Blog Post

The SMP is dead. Long live the OMT

Following the various announcements of President Draghi in July and August, most analysts were expecting further clarification of the modalities of the sovereign debt purchase programme at today’s ECB meeting. They will not be disappointed.

By: Date: September 6, 2012 Topic: Macroeconomic policy

Following the various announcements of President Draghi in July and August, most analysts were expecting further clarification of the modalities of the sovereign debt purchase programme at today’s ECB meeting. They will not be disappointed.

In his press conference President Draghi recognized that the old programme, known as the Securities Market Programme (SMP), had not worked, and announced that it will as being replaced as of today by a new programme called Outright Monetary Transactions (OMT). The new programme differs from the old one in four main respects:

·         Activation and continuation of OMT with respect to bonds issued by a euro area country is subject to “strict and effective” conditionality. No such requirement existed, at least formally, for the SMP.

·         No ex ante quantitative limits are set on the size of OMT. By contrast SMP interventions were de facto subject to limits.

·         The Eurosystem will be treated pari passu with other creditors for bonds purchased through OMT. This was not the case for the SMP and President Draghi announced that Eurosystem seniority for existing SMP holdings would remain in place.

·         There will be much greater transparency on OMT than SMP holdings, including the breakdown by country on a monthly basis.

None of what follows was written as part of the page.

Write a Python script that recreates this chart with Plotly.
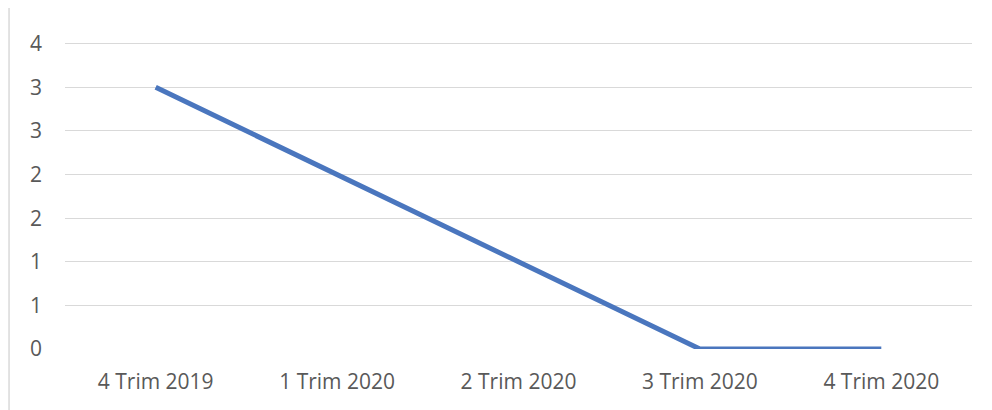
import plotly.graph_objects as go

# Quarterly series
quarters = ["4 Trim 2019", "1 Trim 2020", "2 Trim 2020", "3 Trim 2020", "4 Trim 2020"]
values = [3, 2, 1, 0, 0]

# Y axis ticks every 0.5, labelled with rounded values
y_tickvals = [0, 0.5, 1, 1.5, 2, 2.5, 3, 3.5]
y_ticktext = ["0", "1", "1", "2", "2", "3", "3", "4"]

fig = go.Figure()
fig.add_trace(go.Scatter(
    x=list(range(len(quarters))),
    y=values,
    mode="lines",
    line=dict(color="#4A76BE", width=5),
    hoverinfo="skip",
))

font = dict(family="Open Sans, Liberation Sans, sans-serif", size=21, color="#595959")

fig.update_layout(
    width=992, height=410,
    margin=dict(l=65, r=20, t=42, b=61),
    paper_bgcolor="white", plot_bgcolor="white",
    showlegend=False,
    font=font,
    xaxis=dict(
        range=[-0.5, len(quarters) - 0.5],
        tickvals=list(range(len(quarters))),
        ticktext=quarters,
        showgrid=False, zeroline=False, showline=False,
        ticks="", ticklabelstandoff=18,
        tickfont=font,
    ),
    yaxis=dict(
        range=[0, 3.52],
        tickvals=y_tickvals,
        ticktext=y_ticktext,
        showgrid=True, gridcolor="#D9D9D9", gridwidth=1,
        zeroline=False, showline=False,
        ticks="", ticklabelstandoff=22,
        tickfont=font,
    ),
)

# light frame edge on the left side
fig.add_shape(
    type="line", xref="paper", yref="paper",
    x0=-0.0617, x1=-0.0617, y0=1.111, y1=-0.25,
    line=dict(color="#D9D9D9", width=1.5),
)

fig.write_html("out.html")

The new programme reflects two fundamental departures from previous ECB attitudes made explicit by President Draghi during his press conference. One is the admission that some euro area countries are trapped in a bad equilibrium caused self-fulfilling expectations. This is essentially the argument for having the ECB act as a lender of last resort to governments that a number of economists have been putting forward. This admission is reflected in the absence of ex ante quantitative limits on the size of OMT. The other is the conviction that sovereign debt purchase by the ECB can only be effective if there is recognition by governments that the reason why their country finds itself in a bad equilibrium is due in the first place to their own earlier economic policies. This recognition translates into a strict and effective conditionality attached to an EFSF/ESM programme which, however, need not be a full macro-adjustment programme. A precautionary programme could be sufficient but a sectoral programme like the EFSF/ESM programme for Spanish banks is not.

The OMT is no doubt a great improvement over the SMP. The notion that solving the crisis requires a two-legged approach, as President Draghi insisted several times during his press conference, involving both the ECB and governments, and the creation of a mechanism of conditionality meant to ensure that each leg moves in the right direction is a great step forward. Indeed one of the tragedies of the euro area crisis so far has been the lack of an authority capable of providing the necessary coordination between the various actors, mainly the national governments and the independent central bank resulting in a game of chicken among governments and between governments and the central bank.

Whether or not the OMT succeeds in solving the euro area chicken game will soon been known. The only question for now is whether Spain and its euro area partners will go for a full macro-adjustment or a precautionary EFSF/ESM programme. The next question will be whether Italy can do without the ECB’s OMT and its conditionality. A happy outcome for Spain would certainly be good news for Italy as well.